Why do I put up with this? Why am I living this way? It’s time for “conscious uncoupling.” However, it’s hard to serve the divorce papers. Summer is gone – off in South America or Australia somewhere.

But let me tell you this, Summer. Next time you return, begging for my love, forget it. You’re going to find me partnered and settled down with some other season. I may woo frivolous young Spring. I’ll shack up with ugly Old Man Winter if no one else will have me. Or, better, I’ll get married to mellow, fruitful Autumn.

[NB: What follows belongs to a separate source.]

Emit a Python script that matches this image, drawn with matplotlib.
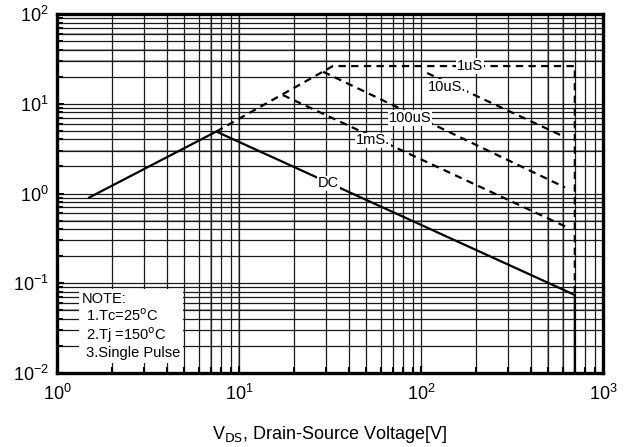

Next Memorial Day I’ll be raking leaves. (Easy work in May.) And carving jack-o-lanterns. (I’ll keep some in the fridge until then. They should be nice and mushy and easy to cut into shape.) And I’ll be rooting for the Patriots, always winners at that point in their schedule when the best seats in Gillette Stadium are free even if I do have to bring my own hotdogs and beer.

Summer, I will not be fooled one more time by your cheap, glittering charms.